Seth adds, “We shouldn’t feel guilty if we have a relationship with God, because it’s just sin and it happens to all of us. I don’t feel guilty of things anymore because I know that I am forgiven.”
Diversity as a stronghold
All of the students concurred that Temple’s diversity is what makes it such a unique place to foster their Christian beliefs. There is a diversity of race and course of study, but also a diversity of religion and thought.
“I believe this is one of the smartest, if not the smartest university in the country,” says George. “People scoff at that, because we’re a public university in North Philadelphia. But I don’t measure intelligence entirely by average SAT score, but rather by emotional intelligence—being able to rationalize other ideas and outside perspectives, and thinking outside of the box. Those are things Temple students do better than any university I could ever think of.”
Christianity can be difficult to foster at secular universities. But, many students choose these universities because of the test of faith that comes with them. James 1:2-4 reads, “Consider it pure joy, my brothers and sisters, whenever you face trials of many kinds, because you know that the testing of your faith produces perseverance.

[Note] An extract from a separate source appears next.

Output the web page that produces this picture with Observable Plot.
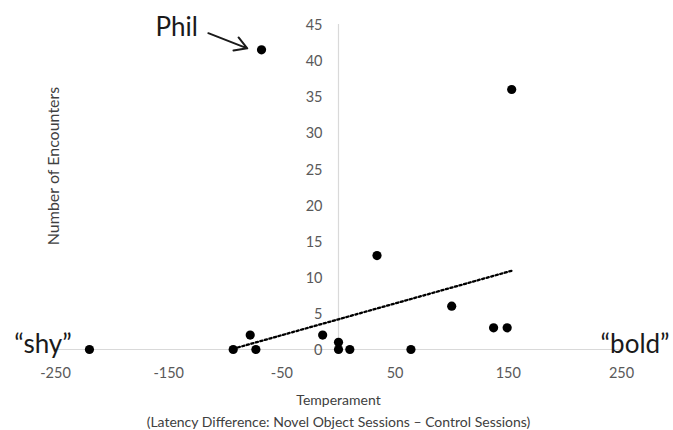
<!DOCTYPE html>
<html>
<head>
<meta charset="utf-8">
<script src="https://cdn.jsdelivr.net/npm/d3@7"></script>
<script src="https://cdn.jsdelivr.net/npm/@observablehq/plot@0.6"></script>
<style>
  html, body { margin: 0; padding: 0; background: #fff; }
</style>
</head>
<body>
<div id="chart"></div>
<script>
// Data
const temperament = [-220, -93, -78, -73, -68, -14, 0, 0, 10, 34, 64, 100, 137, 149, 153];
const encounters  = [0, 0, 2, 0, 41.5, 2, 1, 0, 0, 13, 0, 6, 3, 3, 36];
const trendX = [-93, 153];
const trendY = [0.1, 10.9];
const xTicks = [-250, -150, -50, 50, 150, 250];
const yTicks = [0, 5, 10, 15, 20, 25, 30, 35, 40, 45];

const points = temperament.map((t, i) => ({t, n: encounters[i]}));
const trend = trendX.map((t, i) => ({t, n: trendY[i]}));

const font = "Lato, 'Open Sans', sans-serif";

const chart = Plot.plot({
  width: 673,
  height: 430,
  marginLeft: 55,
  marginRight: 52,
  marginTop: 24,
  marginBottom: 81,
  style: {fontFamily: font, background: "white", overflow: "visible"},
  x: {domain: [-250, 250], axis: null},
  y: {domain: [0, 45], axis: null},
  marks: [
    Plot.ruleY([0], {x1: -250, x2: 250, stroke: "#d9d9d9", strokeWidth: 1.2}),
    Plot.ruleX([0], {y1: 0, y2: 45, stroke: "#d9d9d9", strokeWidth: 1.2}),
    Plot.text(xTicks, {x: d => d, frameAnchor: "bottom", lineAnchor: "middle", dy: 24, fill: "#595959", fontSize: 14.5}),
    Plot.text(yTicks, {x: () => 0, y: d => d, dx: -16, dy: 1, textAnchor: "end", lineAnchor: "middle", fill: "#595959", fontSize: 14.5}),
    Plot.line(trend, {x: "t", y: "n", stroke: "black", strokeWidth: 2.3, strokeDasharray: "2.2,2.5"}),
    Plot.dot(points, {x: "t", y: "n", r: 4.6, fill: "black"}),
    Plot.text(["Temperament"], {frameAnchor: "bottom", lineAnchor: "middle", textAnchor: "middle", dy: 51, fill: "#404040", fontSize: 14}),
    Plot.text(["(Latency Difference: Novel Object Sessions \u2013 Control Sessions)"], {frameAnchor: "bottom", lineAnchor: "middle", textAnchor: "middle", dy: 73, fill: "#404040", fontSize: 14}),
    Plot.text(["Number of Encounters"], {frameAnchor: "left", textAnchor: "middle", lineAnchor: "middle", dx: -2, dy: -21, rotate: -90, fill: "#404040", fontSize: 16}),
    Plot.text(["Phil"], {x: () => -143, y: () => 44.6, fill: "#1a1a1a", fontSize: 26}),
    Plot.arrow([0], {x1: () => -115, y1: () => 43.8, x2: () => -80.6, y2: () => 41.7, stroke: "#1a1a1a", strokeWidth: 2, headLength: 12}),
    Plot.text(["\u201Cshy\u201D"], {x: () => -261, y: () => 0.6, fill: "#1a1a1a", fontSize: 26}),
    Plot.text(["\u201Cbold\u201D"], {x: () => 262, y: () => 0.6, fill: "#1a1a1a", fontSize: 26})
  ]
});
document.getElementById("chart").appendChild(chart);
</script>
</body>
</html>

Let perseverance finish its work so that you may be mature and complete, not lacking anything.”
Colleen Byrne, a junior, says, “I think the most important thing that I’ve learned is that at the end of the day, your beliefs and your faith are your own and there’s no right or wrong way to go about having beliefs or practicing your faith.”
Attending a secular university has been one of the most difficult choices I’ve made in a spiritual sense. I am tested each day, and each day I fail. But I know that I’m at Temple for a reason. I love this university more than I ever imagined; God has blessed me with so much through this school. My faith has been stretched and challenged. It is evolving every day. My beliefs are not the same as they were in high school, when I was around the same 80 people (with relatively the same beliefs) every day, and that’s okay.
The world says yes; Christianity says no. But maybe, just maybe, they can agree.